I Want to Trust You, but I Don't

October 8, 2024

 


I Want to Trust You, but I Don't
By: Lysa Terkeurst
Genre: Christian Living

Summary:
You have been hurt or betrayed someone you never thought would do that. You've been devastated by the last person you expected to be. Now what? How do you process all the feelings you, and will, feel? How do you move forward? How do you repair the damage done to you in a healthy way? How do you trust again when your trust has been shattered? Lysa not only walks you through her own journey with these very questions, but she passes what she learned onto you. 


Most of us have been betrayed in our life. Some of us have been betrayed by the very person, or people, who continuously declared their unwavering loyalty. And, still, some of us have been betrayed by a loved one, forgiven them and given them a second chance only to be betrayed by them again. Whatever form betrayal took in our lives, it's often incredibly difficult to recover from. Betrayal is a special kind of weapon that leaves scars and wounds that run far deeper than we may realize. If any of this rings true to you, know that you aren't alone. 

Lysa has been betrayed by her husband, not once but twice. On top of that, she lost several close people in her life around the same time. So, I think it's fair to say, Lysa knows what she's talking about in regards to the subject. Within these pages, she walks you through her own journey of processing, healing and moving forward. She's honest- her flaws, bumps and bruises. She shares with you some of the wisdom she learned through her devasting journey. 

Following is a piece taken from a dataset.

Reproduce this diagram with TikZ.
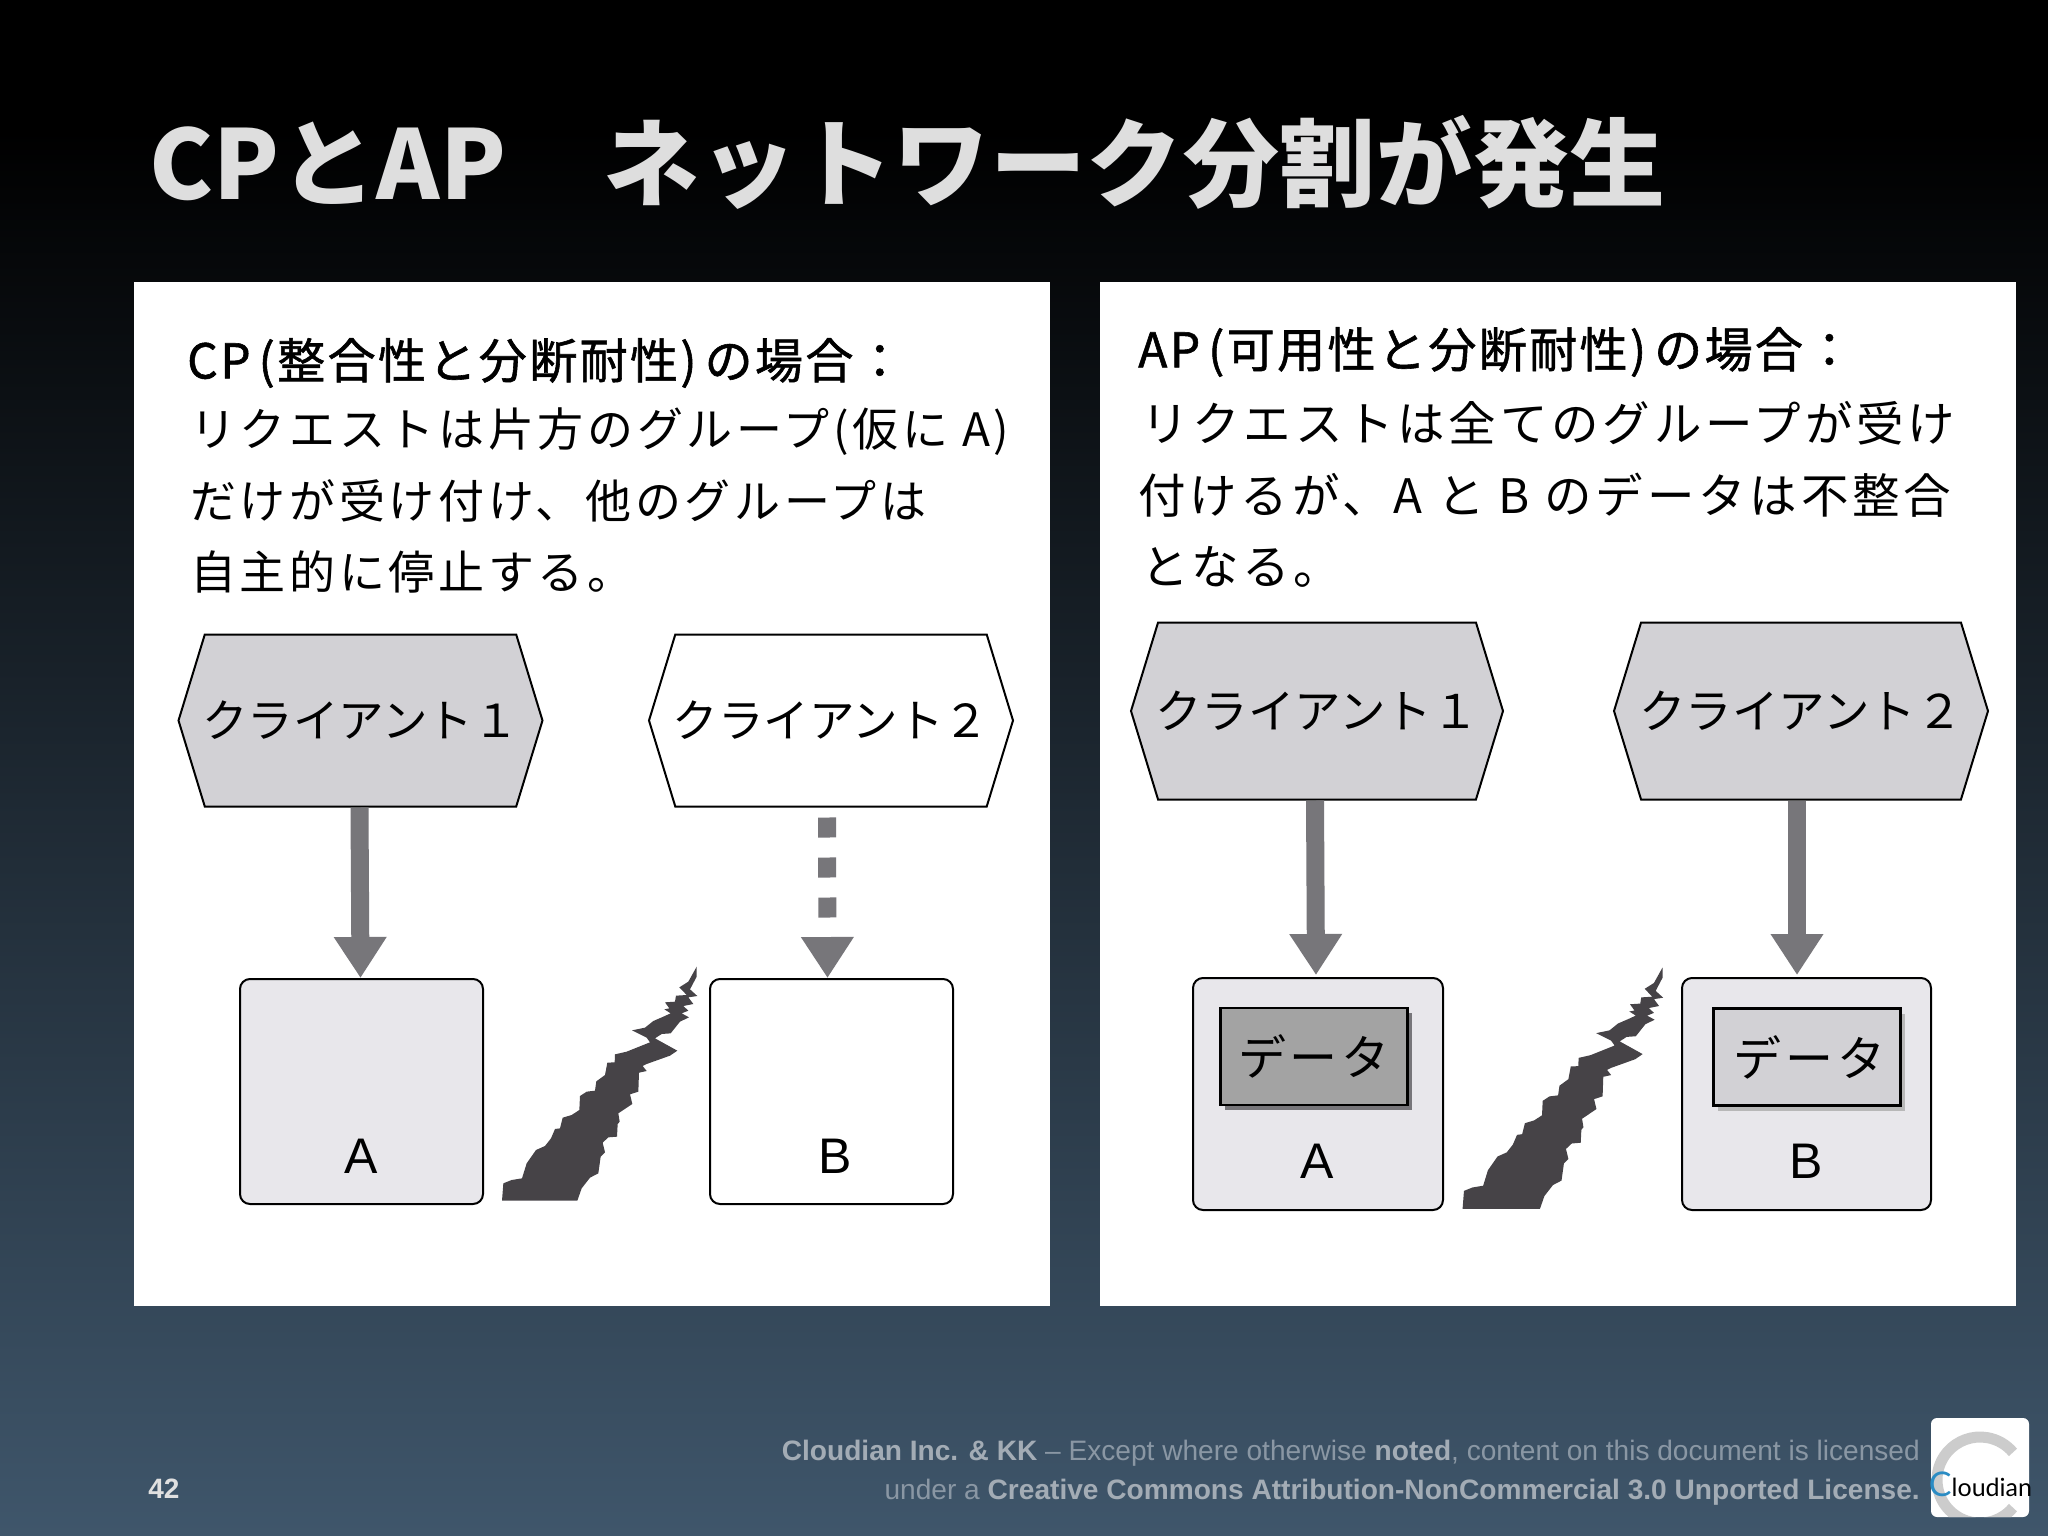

As I read this book, I related to a lot of things she wrote. I saw a lot of things I had to learn. She gets honest about relationships (any form of them) be founded in trust. She addresses those pesky read flags we all hope are flying by mistake, rather than the indicators they really are. Each chapter was full of nuggets that I needed to hear or be reminded of. 

The book covers numerous hard hitting aspects of betrayal. Read flags, why God allowed the betrayal to happen and how do you recover and move on if your betrayer gets away with it. Also, why do we stay or have a hard time leaving a relationship we know isn't healthy for us? I can't tell you how wide reaching the chapters are. I wasn't expecting them to be so targeted and full of validity.

I Want to Trust You, but I Don't is a great tool to pick up when you're ready to pick up the pieces and heal. It helps you make sense of things and feelings. It validates your feelings, but helps you process and express them in a healthy way. It was a great resource for me. I hope you find it the same for you.